苏同志又道,我们红二师先头部队顺利通过风溪口浮桥进入赤水河南岸,沿着赤水河岸径直抵达复兴场外。此时,探知川军达凤岗旅的2个团已经占据了复兴场。由于敌情不明,我们红军未发起进攻。红二师前卫部队经过风溪口浮桥渡过赤水河后,在风溪口留下一支部队,专门负责守护浮桥,以保障后续部队顺利渡河,当晚就在风溪口宿营。
这风溪口,风势极大。

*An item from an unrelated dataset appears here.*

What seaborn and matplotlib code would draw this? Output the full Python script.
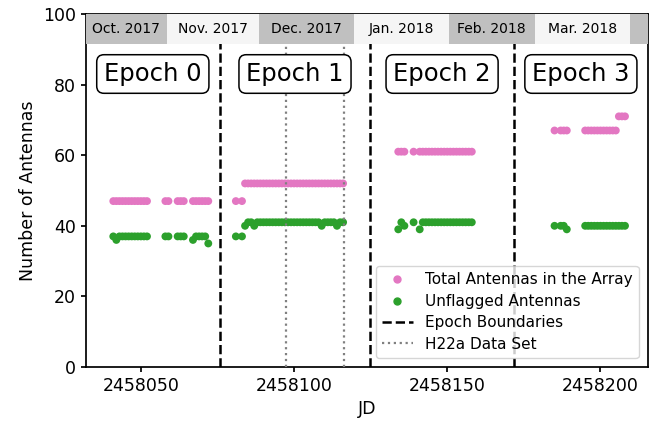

寒冬腊月里留守浮桥的红军,冻得可怜,我灌了十多壶酒给他们送去,人手不足,你能否帮我送一趟?
黄二舨主说,把我这壶灌满,我送回家中,给在我家门口过夜的红军抵御严寒,我便回来帮你送。李老板和黄二舨主,加上一位红军战士,每人背着几壶酒,顶着黑夜的寒风,将酒送给守护风溪浮桥的红军。
次日下午,复兴场的打更匠郗三来到水垴上打酒,跟李老板讲:“你未曾见识过打仗的场面,前天晚上,我可是真切地瞧清楚了。”
李老板道,“瞧打仗的场面,可不是好玩的事儿,子弹可不长眼,稍有不慎就送你归西(死了)。”
“那能有什么办法。”郗三道,“我打更走到复兴场下栅子,安静得很。突然,有人小声呼喊,赶紧找地方躲藏起来。我瞧见栅子边有七八个身着灰衣服的士兵,趴着,用担担面的灶头、石栅子门槛当作遮挡,一挺机关枪,对准大石桥。我赶忙退到土地庙背后躲起来,街上安静得吓人。没过多久,枪声就响了,对面好多人从大石桥冲了过来。这边枪一响,那边倒下一堆,其余的川军退了回去,停歇了一会儿。”
“停歇了你不赶紧跑。”李老板说。
“跑?你敢!你晓得何时又打起来,子弹到处乱飞。”郗三喝了一口酒,接着说道:“这时白岩背、水脑上、袁家田、红岩寺都响起了枪声,像放鞭炮一样。对面川军没有放弃攻入复兴场,一波又一波,士兵越来越多。这边红军只有几个人,子弹越来越少。打机枪的人让其他人赶快撤退到水垴上去与大部队会合。他一个人在那里抵挡着,接连打退了三波川军的进攻。你没瞧,大石桥上堆积了几十个死人。不一会儿枪声停歇了下来,起先不觉得冷,一停了反倒冷得厉害,我取下腰间的葫芦喝了口烧酒。那打机枪的人离我只有两三丈远,又在迎风处,肯定很冷。我正想把葫芦扔过去,让他喝一口。突然,听到背后一声枪响,那个红军中弹倒下。”郗三越说越起劲,“原来是该死的川军,从河边绕到猪市巷子来,从背后放黑枪。接着川军就攻入了场口。”